MEDIATOR is developing a system that mediates between human driver and the vehicle automation to ensure safe, real-time switching between the two, based on who is fittest to drive. Currently, the prototypes of the four main system components and their integration are getting shape. Here we briefly introduce the driver state component with the key concepts of fatigue, distraction and comfort. The development of the driver state component is a joint effort of Autoliv, Ben-Gurion University, Chemnitz University of Technology, Cygnify, Delft University of Technology, FCA, SWOV, Veoneer and VTI.

Driver fitness
As a first prerequisite, the driver state component must provide a reliable and continuous picture of the current and near future fitness of the driver: is (s)he still able to drive the car or, if the automation is in charge, to take over control if needed? To this end, the driver state component must estimate the time to driver fitness (TTDF) and the time to driver unfitness (TTDU). TTDF is the time until a driver is able again to safely perform the manual driving task. TTDU is the time until the driver is no longer able to safely perform the manual driving task.
As described in Deliverable 1.2 MEDIATOR focuses on two crucial determinants of driver fitness: fatigue and distraction.

Monitoring distraction
In-vehicle cameras will be used to decide if the driver is distracted. These cameras will look whether the driver’s eyes are on the road and whether (s)he is engaged in non-driving related tasks. Next to analysis of the driver’s face, a separate camera looks at the driver’s whole body (see figure) and analyses body, arms, hands and objects handled by the hands.

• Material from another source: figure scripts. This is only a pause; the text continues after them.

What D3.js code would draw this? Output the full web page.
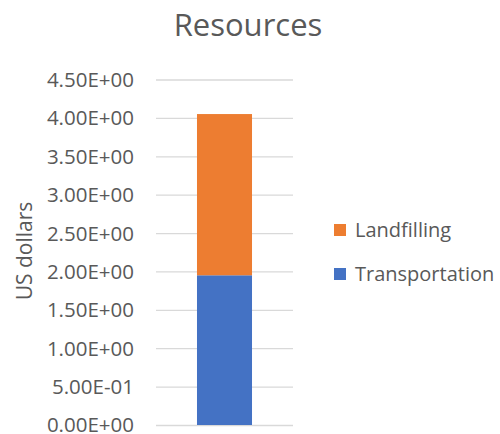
<!DOCTYPE html>
<html>
<head>
<meta charset="utf-8">
<script src="https://cdn.jsdelivr.net/npm/d3@7"></script>
<style>
  body { margin: 0; background: #fff; }
  text { font-family: "Open Sans", Lato, sans-serif; fill: #595959; }
</style>
</head>
<body>
<div id="chart"></div>
<script>
// data
const categories = ["Resources"]
const seriesNames = ["Transportation", "Landfilling"]
const transportation = [1.95]
const landfilling = [2.10]
const tickValues = [0, 0.5, 1, 1.5, 2, 2.5, 3, 3.5, 4, 4.5]
const colors = { Transportation: "#4472C4", Landfilling: "#ED7D31" }

const width = 500, height = 434
const plot = { left: 156, right: 293, top: 79.5, bottom: 425 }

const svg = d3.select("#chart").append("svg")
  .attr("width", width).attr("height", height)

// excel style exponent labels
function sci(v) {
  const [m, e] = v.toExponential(2).toUpperCase().split("E")
  const sign = e[0]
  const digits = e.slice(1).padStart(2, "0")
  return m + "E" + sign + digits
}

const y = d3.scaleLinear().domain([0, 4.5]).range([plot.bottom, plot.top])
const x = d3.scaleBand().domain(categories)
  .range([plot.left, plot.right]).paddingInner(0).paddingOuter(0.745)

// gridlines
const grid = svg.append("g")
  .attr("transform", `translate(${plot.left},0)`)
  .call(d3.axisLeft(y).tickValues(tickValues).tickSize(-(plot.right - plot.left)).tickFormat(""))
grid.select(".domain").remove()
grid.selectAll("line").attr("stroke", "#d9d9d9").attr("stroke-width", 1.3)

// stacked bar
const rows = categories.map((c, i) => ({ cat: c, Transportation: transportation[i], Landfilling: landfilling[i] }))
const stacked = d3.stack().keys(seriesNames)(rows)

svg.append("g").selectAll("g")
  .data(stacked)
  .join("g")
  .attr("fill", d => colors[d.key])
  .selectAll("rect")
  .data(d => d)
  .join("rect")
  .attr("x", d => x(d.data.cat))
  .attr("width", x.bandwidth())
  .attr("y", d => y(d[1]))
  .attr("height", d => y(d[0]) - y(d[1]))

// y axis labels
const yAxis = svg.append("g")
  .attr("transform", "translate(134,0)")
  .call(d3.axisLeft(y).tickValues(tickValues).tickSize(0).tickPadding(0).tickFormat(sci))
yAxis.select(".domain").remove()
yAxis.selectAll("text")
  .attr("fill", "#595959")
  .style("font-size", "20.5px")
  .attr("dy", "0.34em")

// titles
svg.append("text")
  .attr("x", 248).attr("y", 36)
  .attr("text-anchor", "middle")
  .style("font-size", "31px")
  .text("Resources")

svg.append("text")
  .attr("transform", "translate(32,251) rotate(-90)")
  .attr("text-anchor", "middle")
  .style("font-size", "21px")
  .text("US dollars")

// legend
const legendItems = ["Landfilling", "Transportation"]
const legend = svg.append("g")
  .selectAll("g")
  .data(legendItems)
  .join("g")
  .attr("transform", (d, i) => `translate(334,${224 + i * 44})`)
legend.append("rect")
  .attr("width", 12).attr("height", 12)
  .attr("fill", d => colors[d])
legend.append("text")
  .attr("x", 21).attr("y", 13)
  .style("font-size", "20px")
  .text(d => d)
</script>
</body>
</html>
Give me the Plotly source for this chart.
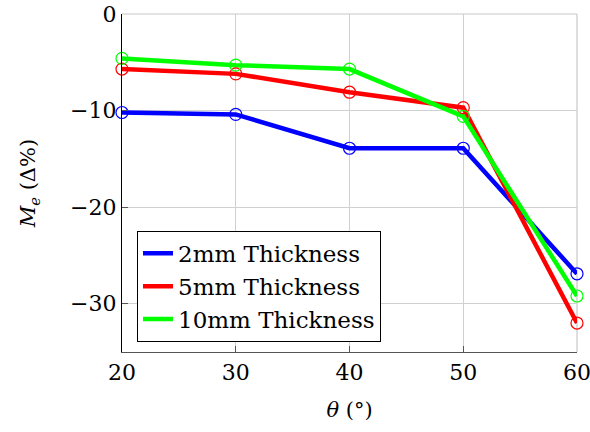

The glance patterns and whether the driver is engaged in non-driving tasks determine the current and near future fitness of the driver. This assessment also takes account of relevant driving context factors such as traffic, road type and time of day.

Monitoring fatigue
The assessment of driver fatigue is based on a combination of camera data and physiological measurements. The physiological measures consist of heart inter beat interval (IBI) data. Data are collected via a small sensor mounted on the driver. The camera-based data integrate pictures of eyes, face landmarks and head position with pictures of lane changes and lane departures. In both cases, the system operates by considering the past 5 minutes of data. The fatigue estimate is produced at the end of these 5 minutes.

Driver comfort
A third element of the driver state component of the Mediator system is driver comfort. Comfort is one of the main reasons for drivers to go for higher levels of vehicles automation, for example in traffic jams. Hence, for the Mediator system to be acceptable for drivers, it is important that the system enhances or at least not reduces drivers’ feelings of comfort. Driver comfort will be predicted by known uncomfortable situations and measured based on camera data again. A MEDIATOR simulator study showed that specific facial expressions can be linked to specific emotions. Pressed and stretched lips, for example. could be linked to feelings of tension.

Integration
Integration of the distraction, fatigue and comfort findings result in an overall value for the current and near future driver’s state: the Integrated Driver State Fitness Value (IDSFV). To handle limitations in forecasting the driver state, the IDSFV will in fact consist of three values: one for the worst case, one for the most likely case and one for the best case. These three values are the output of the driver state component.